# Start of Dataset
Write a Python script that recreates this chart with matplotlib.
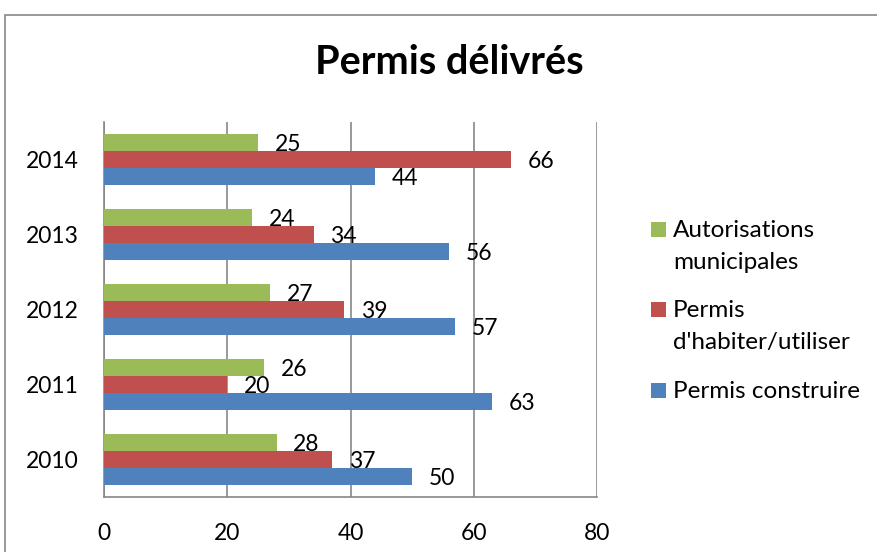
import matplotlib
matplotlib.use("Agg")
import matplotlib.pyplot as plt
from matplotlib.patches import Rectangle
import numpy as np

# Data
years = ["2010", "2011", "2012", "2013", "2014"]
permis_construire = [50, 63, 57, 56, 44]
permis_habiter = [37, 20, 39, 34, 66]
autorisations = [28, 26, 27, 24, 25]

series_names = ["Permis construire", "Permis d'habiter/utiliser", "Autorisations municipales"]
legend_lines = [["Autorisations", "municipales"], ["Permis", "d'habiter/utiliser"], ["Permis construire"]]
colors = ["#4F81BD", "#C0504D", "#9BBB59"]
x_ticks = [0, 20, 40, 60, 80]

plt.rcParams["font.family"] = ["Lato", "DejaVu Sans"]

W, H = 877, 552
fig = plt.figure(figsize=(W / 100, H / 100), dpi=100)
fig.patch.set_facecolor("white")

def fx(px):
    return px / W

def fy(py):
    return 1 - py / H

# Chart-area frame
fig.patches.append(Rectangle((fx(5), fy(600)), fx(900), (600 - 15) / H,
                             transform=fig.transFigure, fill=False,
                             edgecolor="#878787", linewidth=1.2))

ax = fig.add_axes([fx(104), fy(497), fx(597) - fx(104), (497 - 122) / H])

y = np.arange(len(years))
h = 0.227
values = [permis_construire, permis_habiter, autorisations]
offsets = [-h, 0, h]
for vals, off, col, name in zip(values, offsets, colors, series_names):
    bars = ax.barh(y + off, vals, height=h, color=col, label=name, zorder=3)
    for b, v in zip(bars, vals):
        ax.annotate(str(v), xy=(b.get_width(), b.get_y() + b.get_height() / 2),
                    xytext=(12, -1.5), textcoords="offset points",
                    ha="left", va="center", fontsize=16.5, color="black", zorder=4)

ax.set_xlim(0, 80)
ax.set_ylim(-0.5, len(years) - 0.5)
ax.set_xticks(x_ticks)
ax.set_xticklabels([str(t) for t in x_ticks])
ax.set_yticks(y)
ax.set_yticklabels(years)
ax.tick_params(axis="both", length=0, labelsize=16.5, colors="black")
ax.tick_params(axis="x", pad=19)
ax.tick_params(axis="y", pad=18)
ax.xaxis.grid(True, color="#878787", linewidth=1.2, zorder=0)
ax.set_axisbelow(True)
for s in ["top", "right"]:
    ax.spines[s].set_visible(False)
for s in ["left", "bottom"]:
    ax.spines[s].set_color("#878787")
    ax.spines[s].set_linewidth(1.2)

# Title
fig.text(fx(449.5), fy(63), "Permis délivrés", ha="center", va="center",
         fontsize=28.5, fontweight="bold", color="black")

# Legend (top to bottom: green, red, blue)
legend_colors = [colors[2], colors[1], colors[0]]
square_tops = [222, 302, 383]
for lines, col, top in zip(legend_lines, legend_colors, square_tops):
    fig.patches.append(Rectangle((fx(651), fy(top + 15)), fx(15), 15 / H,
                                 transform=fig.transFigure, facecolor=col,
                                 edgecolor="none"))
    for i, line in enumerate(lines):
        fig.text(fx(673), fy(top + 15 + 32 * i), line, ha="left", va="baseline",
                 fontsize=17.5, color="black")

fig.savefig("out.png", dpi=100)
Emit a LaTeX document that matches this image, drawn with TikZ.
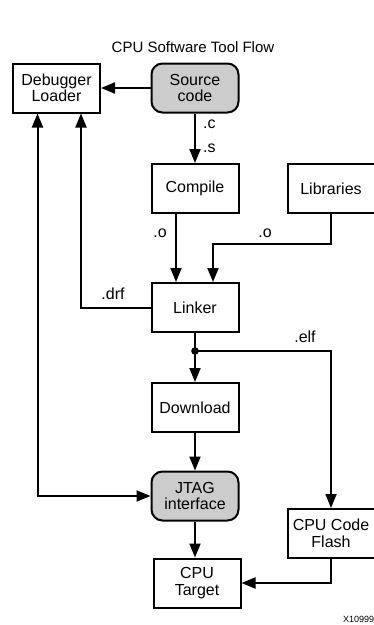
\documentclass[tikz,border=0pt]{standalone}
\usepackage{fontspec}
\setmainfont{Liberation Sans}
\usetikzlibrary{arrows.meta}
\begin{document}
\begin{tikzpicture}[x=1pt,y=-1pt,
  font=\fontsize{16}{16.5}\selectfont,
  box/.style={draw,line width=2pt,minimum width=87pt,minimum height=49pt,inner sep=0pt,align=center},
  gbox/.style={box,fill=black!20,rounded corners=11pt},
  conn/.style={line width=2pt},
  arr/.style={conn,-{Triangle[length=14pt,width=11pt]}},
  lbl/.style={inner sep=0pt}]
\useasboundingbox (0,0) rectangle (374,625);
\node[lbl,font=\fontsize{15}{16}\selectfont] (title) at (193,47) {CPU Software Tool Flow};
\node[box]  (dbg)  at (56.5,88) {Debugger\\Loader};
\node[gbox] (src)  at (195,88) {Source\\code};
\node[box]  (comp) at (195,188.5) {Compile};
\node[box]  (lib)  at (331,188.5) {Libraries};
\node[box]  (link) at (195,307.5) {Linker};
\node[box]  (down) at (195,407.5) {Download};
\node[gbox] (jtag) at (195,496) {JTAG\\interface};
\node[box]  (tgt)  at (197,583) {CPU\\Target};
\node[box]  (fl)   at (331,533.5) {CPU Code\\Flash};
\coordinate (dot) at (195,351);
\node[lbl,font=\fontsize{9}{10}\selectfont,anchor=west] (xid) at (343,619) {X10999};

\draw[arr] (src.west) -- (dbg.east);
\draw[arr] (src.south) -- (comp.north);
\node[lbl,anchor=west] (lc) at (203,124) {.c};
\node[lbl,anchor=west] (ls) at (203,148) {.s};
\draw[arr] ([xshift=-19pt]comp.south) -- ([xshift=-19pt]link.north);
\node[lbl] (lo1) at (160,233) {.o};
\draw[arr] (lib.south) -- (lib.south |- 0,244.3) -| ([xshift=18pt]link.north);
\node[lbl] (lo2) at (265,233) {.o};
\draw[arr] (link.west) -| ([xshift=24.5pt]dbg.south);
\node[lbl] (ldrf) at (113,294) {.drf};
\draw[conn,{Triangle[length=14pt,width=11pt]}-{Triangle[length=14pt,width=11pt]}] ([xshift=-19pt]dbg.south) |- (jtag.west);
\draw[conn] (link.south) -- (dot);
\draw[arr] (dot) -- (down.north);
\fill (dot) circle (3.8pt);
\draw[arr] (dot) -| (fl.north);
\node[lbl] (lelf) at (305,337) {.elf};
\draw[arr] (down.south) -- (jtag.north);
\draw[arr] (jtag.south) -- (jtag.south |- tgt.north);
\draw[arr] (fl.south) |- (tgt.east);
\end{tikzpicture}
\end{document}
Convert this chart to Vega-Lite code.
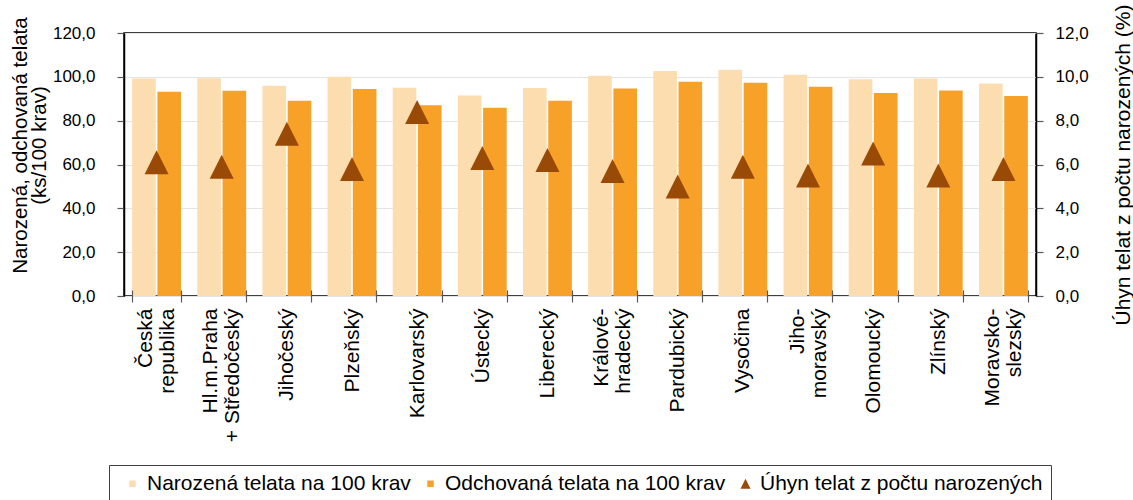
{
  "$schema": "https://vega.github.io/schema/vega-lite/v6.json",
  "width": 912,
  "height": 263,
  "autosize": {"type": "none"},
  "padding": {"left": 124, "top": 33, "right": 97, "bottom": 204},
  "title": {
    "text": "podle krajů v roce 2022",
    "frame": "group",
    "anchor": "middle",
    "offset": 29,
    "baseline": "alphabetic",
    "dx": 34,
    "fontSize": 24,
    "font": "Liberation Sans",
    "fontWeight": "bold",
    "color": "#000000"
  },
  "config": {
    "font": "Liberation Sans",
    "view": {"stroke": "#000000", "strokeWidth": 1.5},
    "axis": {
      "labelFont": "Liberation Sans",
      "titleFont": "Liberation Sans",
      "labelColor": "#000000",
      "titleColor": "#000000",
      "titleFontWeight": "normal",
      "domainColor": "#000000",
      "domainWidth": 1.5,
      "tickColor": "#595959",
      "tickWidth": 1.2
    },
    "legend": {
      "labelFont": "Liberation Sans",
      "labelFontSize": 21,
      "labelColor": "#000000",
      "labelLimit": 500,
      "layout": {"bottom": {"anchor": "middle"}}
    }
  },
  "data": {
    "values": [
      {"kraj": "Česká\nrepublika", "series": "Narozená telata na 100 krav", "value": 99.2},
      {"kraj": "Česká\nrepublika", "series": "Odchovaná telata na 100 krav", "value": 93.2},
      {"kraj": "Česká\nrepublika", "series": "Úhyn telat z počtu narozených", "value": 6.1},
      {"kraj": "Hl.m.Praha\n+ Středočeský", "series": "Narozená telata na 100 krav", "value": 99.4},
      {"kraj": "Hl.m.Praha\n+ Středočeský", "series": "Odchovaná telata na 100 krav", "value": 93.6},
      {"kraj": "Hl.m.Praha\n+ Středočeský", "series": "Úhyn telat z počtu narozených", "value": 5.9},
      {"kraj": "Jihočeský", "series": "Narozená telata na 100 krav", "value": 95.9},
      {"kraj": "Jihočeský", "series": "Odchovaná telata na 100 krav", "value": 89.1},
      {"kraj": "Jihočeský", "series": "Úhyn telat z počtu narozených", "value": 7.4},
      {"kraj": "Plzeňský", "series": "Narozená telata na 100 krav", "value": 100.0},
      {"kraj": "Plzeňský", "series": "Odchovaná telata na 100 krav", "value": 94.4},
      {"kraj": "Plzeňský", "series": "Úhyn telat z počtu narozených", "value": 5.8},
      {"kraj": "Karlovarský", "series": "Narozená telata na 100 krav", "value": 95.0},
      {"kraj": "Karlovarský", "series": "Odchovaná telata na 100 krav", "value": 87.0},
      {"kraj": "Karlovarský", "series": "Úhyn telat z počtu narozených", "value": 8.4},
      {"kraj": "Ústecký", "series": "Narozená telata na 100 krav", "value": 91.5},
      {"kraj": "Ústecký", "series": "Odchovaná telata na 100 krav", "value": 85.9},
      {"kraj": "Ústecký", "series": "Úhyn telat z počtu narozených", "value": 6.3},
      {"kraj": "Liberecký", "series": "Narozená telata na 100 krav", "value": 94.9},
      {"kraj": "Liberecký", "series": "Odchovaná telata na 100 krav", "value": 89.1},
      {"kraj": "Liberecký", "series": "Úhyn telat z počtu narozených", "value": 6.2},
      {"kraj": "Králové-\nhradecký", "series": "Narozená telata na 100 krav", "value": 100.5},
      {"kraj": "Králové-\nhradecký", "series": "Odchovaná telata na 100 krav", "value": 94.7},
      {"kraj": "Králové-\nhradecký", "series": "Úhyn telat z počtu narozených", "value": 5.7},
      {"kraj": "Pardubický", "series": "Narozená telata na 100 krav", "value": 102.7},
      {"kraj": "Pardubický", "series": "Odchovaná telata na 100 krav", "value": 97.7},
      {"kraj": "Pardubický", "series": "Úhyn telat z počtu narozených", "value": 5.0},
      {"kraj": "Vysočina", "series": "Narozená telata na 100 krav", "value": 103.2},
      {"kraj": "Vysočina", "series": "Odchovaná telata na 100 krav", "value": 97.3},
      {"kraj": "Vysočina", "series": "Úhyn telat z počtu narozených", "value": 5.9},
      {"kraj": "Jiho-\nmoravský", "series": "Narozená telata na 100 krav", "value": 100.9},
      {"kraj": "Jiho-\nmoravský", "series": "Odchovaná telata na 100 krav", "value": 95.5},
      {"kraj": "Jiho-\nmoravský", "series": "Úhyn telat z počtu narozených", "value": 5.5},
      {"kraj": "Olomoucký", "series": "Narozená telata na 100 krav", "value": 98.9},
      {"kraj": "Olomoucký", "series": "Odchovaná telata na 100 krav", "value": 92.6},
      {"kraj": "Olomoucký", "series": "Úhyn telat z počtu narozených", "value": 6.5},
      {"kraj": "Zlínský", "series": "Narozená telata na 100 krav", "value": 99.2},
      {"kraj": "Zlínský", "series": "Odchovaná telata na 100 krav", "value": 93.8},
      {"kraj": "Zlínský", "series": "Úhyn telat z počtu narozených", "value": 5.5},
      {"kraj": "Moravsko-\nslezský", "series": "Narozená telata na 100 krav", "value": 97.0},
      {"kraj": "Moravsko-\nslezský", "series": "Odchovaná telata na 100 krav", "value": 91.2},
      {"kraj": "Moravsko-\nslezský", "series": "Úhyn telat z počtu narozených", "value": 5.8}
    ]
  },
  "encoding": {
    "x": {
      "field": "kraj",
      "type": "nominal",
      "sort": null,
      "scale": {"paddingInner": 0.25, "paddingOuter": 0.125},
      "axis": {
        "title": null,
        "zindex": 1,
        "offset": -6,
        "domain": false,
        "labelAngle": -90,
        "labelExpr": "indexof(datum.label, '\\n') >= 0 ? ['\u200b', split(datum.label, '\\n')[0], '\u200b', split(datum.label, '\\n')[1]] : ['\u200b', '\u200b', datum.label]",
        "labelFontSize": 21,
        "labelLineHeight": 11,
        "labelOffset": -22,
        "labelPadding": 6,
        "tickBand": "extent",
        "tickSize": 12,
        "grid": false
      }
    }
  },
  "layer": [
    {
      "transform": [{"filter": "datum.series != 'Úhyn telat z počtu narozených'"}],
      "mark": {"type": "bar"},
      "encoding": {
        "xOffset": {
          "field": "series",
          "type": "nominal",
          "scale": {"domain": ["Narozená telata na 100 krav", "Odchovaná telata na 100 krav"], "paddingInner": 0.065}
        },
        "y": {
          "field": "value",
          "type": "quantitative",
          "scale": {"domain": [0, 120]},
          "axis": {
            "orient": "left",
            "values": [0, 20, 40, 60, 80, 100, 120],
            "labelExpr": "replace(format(datum.value, '.1f'), '.', ',')",
            "labelFontSize": 17,
            "labelPadding": 22,
            "tickSize": 7,
            "grid": true,
            "gridColor": "#e4e4e4",
            "title": ["Narozená, odchovaná telata", "(ks/100 krav)"],
            "titleFontSize": 20.5,
            "titleLineHeight": 19,
            "titlePadding": 3,
            "titleY": 112
          }
        },
        "color": {
          "field": "series",
          "type": "nominal",
          "scale": {
            "domain": ["Narozená telata na 100 krav", "Odchovaná telata na 100 krav", "Úhyn telat z počtu narozených"],
            "range": ["#FCDDB0", "#F7A129", "#994A06"]
          }
        }
      }
    },
    {
      "transform": [{"filter": "datum.series == 'Úhyn telat z počtu narozených'"}],
      "mark": {"type": "point", "filled": true, "size": 576, "opacity": 1},
      "encoding": {
        "y": {
          "field": "value",
          "type": "quantitative",
          "scale": {"domain": [0, 12]},
          "axis": {
            "orient": "right",
            "values": [0, 2, 4, 6, 8, 10, 12],
            "labelExpr": "replace(format(datum.value, '.1f'), '.', ',')",
            "labelFontSize": 17,
            "labelPadding": 12,
            "tickSize": 7,
            "grid": false,
            "title": "Úhyn telat z počtu narozených (%)",
            "titleFontSize": 21,
            "titleAngle": 270,
            "titleBaseline": "top",
            "titlePadding": 24
          }
        },
        "color": {
          "field": "series",
          "type": "nominal",
          "scale": {
            "domain": ["Narozená telata na 100 krav", "Odchovaná telata na 100 krav", "Úhyn telat z počtu narozených"],
            "range": ["#FCDDB0", "#F7A129", "#994A06"]
          },
          "legend": {
            "title": null,
            "orient": "bottom",
            "direction": "horizontal",
            "strokeColor": "#404040",
            "padding": 8,
            "offset": 23,
            "symbolOffset": 5,
            "columnPadding": 4,
            "labelOffset": 4,
            "symbolSize": 100,
            "symbolStrokeWidth": 0
          }
        },
        "shape": {
          "field": "series",
          "type": "nominal",
          "scale": {
            "domain": ["Narozená telata na 100 krav", "Odchovaná telata na 100 krav", "Úhyn telat z počtu narozených"],
            "range": ["M-0.65,-0.65L0.65,-0.65L0.65,0.65L-0.65,0.65Z", "M-0.65,-0.65L0.65,-0.65L0.65,0.65L-0.65,0.65Z", "M0,-1L1,1L-1,1Z"]
          },
          "legend": {
            "title": null,
            "orient": "bottom",
            "direction": "horizontal",
            "strokeColor": "#404040",
            "padding": 8,
            "offset": 23,
            "symbolOffset": 5,
            "columnPadding": 4,
            "labelOffset": 4,
            "symbolSize": 100,
            "symbolStrokeWidth": 0
          }
        }
      }
    }
  ],
  "resolve": {
    "scale": {"y": "independent"},
    "axis": {"y": "independent"}
  }
}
# End of Dataset
Task requirements
For the listing above, give the number of lines in which the string "this" occurs, and nothing else.

Task answer
3